The Zoom waiting screen clears. Dance music pours out of my speakers. I’m in. 

“This is the most varied display of humanity I’ve seen in months”

My laptop screen fills with tiny windows revealing people in all shapes, sizes, configurations, and manner of dress and undress. Scrolling through the gallery, I count 72 screens in total. The full screen view changes as the hosts flick through the screens, spotlighting each attendee for a few beats: a masked couple in a hot tub, someone in a gimp suit eating a sandwich, a latex-clad individual chained to a toilet, a rabbit-eared foursome dancing in front of a couch surrounded by houseplants. 

This is the most varied display of humanity I’ve seen in months. Hungry for variety and novelty after the unending sameness of my days, I drink it all in, both delighted and instantly turned on. Switching off your camera is forbidden and will get you kicked out.

I’m relieved that my enthusiasm and skill for chatting up total strangers hasn’t been decimated by months of social isolation. After striking up a brief, pleasant chat with a beautiful curvy woman with a sleek bob, we agree to enter a private chat. I send a request to Crossbreed’s tech support and after securing our mutual consent, he puts us in a Zoom breakaway room, the virtual equivalent of a club darkroom, for 20 minutes. 

“I’m surprised by how naturally it all comes to me: watching and being watched”

Out come the toys; we watch each other play. We have just enough time to blow goodbye kisses before the darkroom kicks us out, both sweaty and panting. Soon I’m back with a string of consenting adults—another woman, then two couples. “People can’t get enough of you tonight,” quips tech support after the third darkroom request. 

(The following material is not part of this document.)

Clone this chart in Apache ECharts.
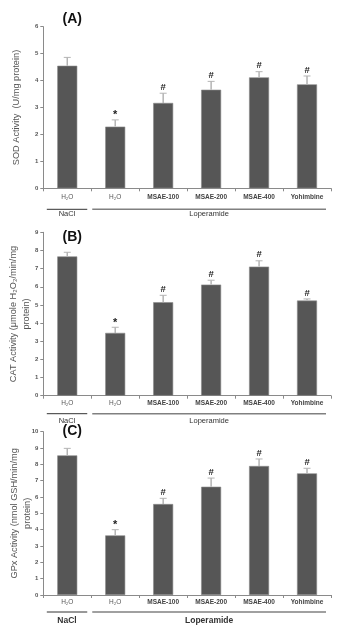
<!DOCTYPE html>
<html><head><meta charset="utf-8">
<script src="https://cdn.jsdelivr.net/npm/echarts@6/dist/echarts.min.js"></script>
<style>html,body{margin:0;padding:0;background:#fff}#c{width:339px;height:634px}</style>
</head><body><div id="c"></div>
<script>
const categories = ['H₂O', 'H₂O', 'MSAE-100', 'MSAE-200', 'MSAE-400', 'Yohimbine'];
const groupNames = ['NaCl', 'Loperamide'];
const groupSpans = [[0, 0], [1, 5]];
const panelTitles = ['(A)', '(B)', '(C)'];
const yNames = ['SOD Activity  (U/mg protein)', 'CAT Activity (μmole H₂O₂/min/mg\nprotein)', 'GPx Activity (nmol GSH/min/mg\nprotein)'];
const yMax = [6, 9, 10];
const sodMean = [4.55, 2.29, 3.17, 3.66, 4.12, 3.86];
const sodErr = [0.31, 0.25, 0.36, 0.31, 0.21, 0.31];
const catMean = [7.67, 3.46, 5.15, 6.12, 7.11, 5.24];
const catErr = [0.23, 0.31, 0.38, 0.24, 0.32, 0.09];
const gpxMean = [8.55, 3.65, 5.57, 6.63, 7.90, 7.45];
const gpxErr = [0.43, 0.35, 0.35, 0.53, 0.43, 0.31];
const marks = ['', '*', '#', '#', '#', '#'];

const means = [sodMean, catMean, gpxMean];
const errs = [sodErr, catErr, gpxErr];

const gridTops = [26.7, 232.3, 431.7];
const gridHeights = [161.6, 163.4, 163.3];
const nameGaps = [21, 11, 10];
const lineOffsets = [21, 18, 17];
const labelOffsets = [26, 25, 26];
const titleY = [19, 237.5, 431];

const chart = echarts.init(document.getElementById('c'), null, {renderer: 'canvas'});
const grids = [], xAxes = [], yAxes = [], series = [];
for (let i = 0; i < 3; i++) {
  grids.push({left: 43.3, width: 287.7, top: gridTops[i], height: gridHeights[i], containLabel: false, outerBoundsMode: 'none'});
  xAxes.push({
    type: 'category', gridIndex: i, data: categories,
    axisLine: {lineStyle: {color: '#8a8a8a', width: 1}},
    axisTick: {show: true, length: 3, lineStyle: {color: '#8a8a8a'}},
    axisLabel: {
      margin: i === 0 ? 5 : 4, interval: 0,
      formatter: v => v === 'H₂O' ? '{h|' + v + '}' : '{b|' + v + '}',
      rich: {
        h: {fontSize: 6.5, color: '#555', fontFamily: 'Liberation Sans, Arial'},
        b: {fontSize: 6.5, color: '#444', fontWeight: 'bold', fontFamily: 'Liberation Sans, Arial'}
      }
    }
  });
  yAxes.push({
    type: 'value', gridIndex: i, min: 0, max: yMax[i], interval: 1,
    name: yNames[i], nameLocation: 'middle', nameRotate: 90, nameGap: nameGaps[i], nameMoveOverlap: false,
    nameTextStyle: {fontSize: 9.2, color: '#555', lineHeight: 12.5, fontFamily: 'Liberation Sans, Arial'},
    axisLine: {show: true, lineStyle: {color: '#8a8a8a', width: 1}},
    axisTick: {show: true, length: 3, lineStyle: {color: '#8a8a8a'}},
    splitLine: {show: false},
    axisLabel: {fontSize: 6, color: '#555', margin: 5, fontWeight: 'bold', fontFamily: 'Liberation Sans, Arial'}
  });
  series.push({
    type: 'bar', xAxisIndex: i, yAxisIndex: i, data: means[i], barWidth: 20,
    itemStyle: {color: '#565656', borderColor: '#8c8c8c', borderWidth: 0.6}, silent: true
  });
  const m = means[i], e = errs[i];
  series.push({
    type: 'custom', xAxisIndex: i, yAxisIndex: i, silent: true, z: 5,
    data: m.map((v, k) => [k, v, e[k]]),
    renderItem: (params, api) => {
      const x = api.value(0), mv = api.value(1), ev = api.value(2);
      const p0 = api.coord([x, mv]), p1 = api.coord([x, mv + ev]);
      const mk = marks[params.dataIndex];
      const children = [
        {type: 'line', shape: {x1: p0[0], y1: p0[1], x2: p1[0], y2: p1[1]}, style: {stroke: '#b4b4b4', lineWidth: 1.5}},
        {type: 'line', shape: {x1: p1[0] - 3.5, y1: p1[1], x2: p1[0] + 3.5, y2: p1[1]}, style: {stroke: '#b4b4b4', lineWidth: 1}}
      ];
      if (mk) children.push({type: 'text', style: {text: mk, x: p1[0], y: p1[1] - (mk === '*' ? 4.5 : 6), textAlign: 'center', textVerticalAlign: 'middle', fontSize: mk === '*' ? 11 : 9.5, fontWeight: 'bold', fill: '#222', fontFamily: 'Liberation Sans, Arial'}});
      return {type: 'group', children};
    }
  });
}
chart.setOption({animation: false, grid: grids, xAxis: xAxes, yAxis: yAxes, series});

const g = [];
for (let i = 0; i < 3; i++) {
  const c0 = chart.convertToPixel({xAxisIndex: i}, 0);
  const c1 = chart.convertToPixel({xAxisIndex: i}, 1);
  const band = c1 - c0;
  const y0 = chart.convertToPixel({yAxisIndex: i}, 0);
  g.push({type: 'text', x: c0 + 5, y: titleY[i], style: {text: panelTitles[i], fontSize: 14, fontWeight: 'bold', fill: '#111', textAlign: 'center', textVerticalAlign: 'middle', fontFamily: 'Liberation Sans, Arial'}});
  groupSpans.forEach((sp, k) => {
    const a = chart.convertToPixel({xAxisIndex: i}, sp[0]) - band / 2;
    const b = chart.convertToPixel({xAxisIndex: i}, sp[1]) + band / 2;
    const x1 = k === 0 ? a + 3.5 : a + 1;
    const x2 = k === 0 ? b - 4 : b - 5;
    g.push({type: 'line', shape: {x1, y1: y0 + lineOffsets[i], x2, y2: y0 + lineOffsets[i]}, style: {stroke: k === 0 ? '#333' : '#808080', lineWidth: k === 0 ? 1 : 1.5}});
    g.push({type: 'text', x: (x1 + x2) / 2, y: y0 + labelOffsets[i], style: {text: groupNames[k], fontSize: i === 2 ? 8.5 : 7.5, fontWeight: i === 2 ? 'bold' : 'normal', fill: '#333', textAlign: 'center', textVerticalAlign: 'middle', fontFamily: 'Liberation Sans, Arial'}});
  });
}
chart.setOption({graphic: g});
</script></body></html>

I’m surprised by how naturally it all comes to me: watching and being watched, putting on a show and asking for what I want, offering and being satisfied by visual and mental pleasures. How easy, enjoyable, powerful and hot it all feels.  

And how safe. In this pandemic world, with its radically redrawn lines of safety and risk, giving a stranger temporary virtual access to my bedroom — on the conditions of mutual consent and reciprocity, I’ll show you mine if you show me yours — seems less dangerous than hugging a friend. What’s happening in here feels safer than what’s happening out there. 

“To be social and sexual, complex and human — is what it means to be human and fully alive, even in the face of death”

A virtual risk of privacy means little to me when I handed my data over to Facebook and Instagram years ago. The internet is forever, but it has a short memory; a grainy screengrab of my tits tonight will be rendered obsolete by the sheer volume of content the world will churn out tomorrow.

I came to this party to satisfy my curiosity but found so much more. I found freedom from pandemic exhaustion and anxiety by stepping out of my identity as a mother and wife into another self, even just for a few hours. I found a life-affirming energy in fantasy, communion and creativity, all from behind the relative safety of a laptop screen. 

The range of human needs is too vast to be filled only by socially approved pandemic trends such as binge-watching Tiger King and baking banana bread. All the sides of us need spaces where we can feel safe, play, fantasise, dance, discover, and surprise ourselves. Until it’s safe to do so again in real life, we seek and cling to virtual arenas where all sides of us can grow and flourish. To do so — to be social and sexual, complex and human — is what it means to be human and fully alive, even in the face of death.